Episode 3 turns the genre around; we're now in psychedelic phase of the 60s, Harry's club and tastes are hopelessly out of fashion (he's a big Judy Garland fan), his influence is on the decline, his enemies are closing in, and that's when a rent boy dies and Harry gets fixated on finding out how and why. In short, it's the criminal as detective (with the narrator being a small time thief and pill addict who hangs out with Harry), and the episode is probably the darkest of the bunch.

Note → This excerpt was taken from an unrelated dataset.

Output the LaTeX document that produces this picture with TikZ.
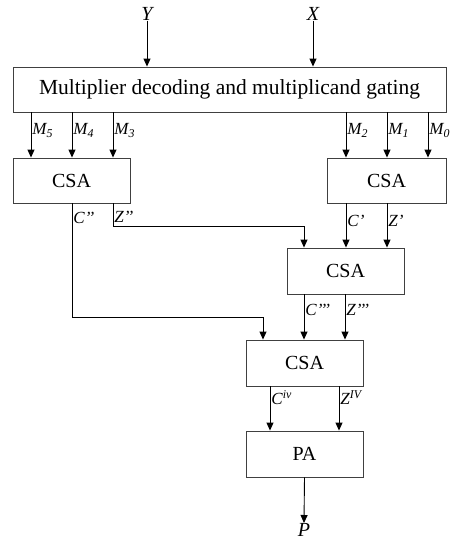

In the fourth episode, the narrator is a Marxist sociologist and probably the narrator drawn most satirically; Lenny becomes faschinated with Harry not least because it flatters his vanity to be regarded as an educator, until to his indignation Harry has mastered to the academic vocabulary and turns it against him, not to mention that he can't extricate himself from Harry's life any more than the previous narrators could if Harry doesn't want it. Plus we're now due for something else stories with criminals at the heart them sooner or later arrive at, and no, I don't mean the death of the lead. The ending is consideringly more optimistic than Citizen Kane, but wisely avoids any kind of final judgment on Harry. Whose believability of course would be destroyed if Mark Strong wasn't up for the challenge; he sells both the man who tortures a disobedient minion with psychotic ease and the guy who cares what became of a rent boy, the devoted Judy Garland fan and the ruthless shark-like exploiter of other people's weaknesses, the dead-eyed emptiness when he's depressed and the wistful fondness when he catches Ruby on tv (finally!) while he is in, err, another situation. I checked the show out on a whim because it was on the international BBCiplayer this January, and am glad I did.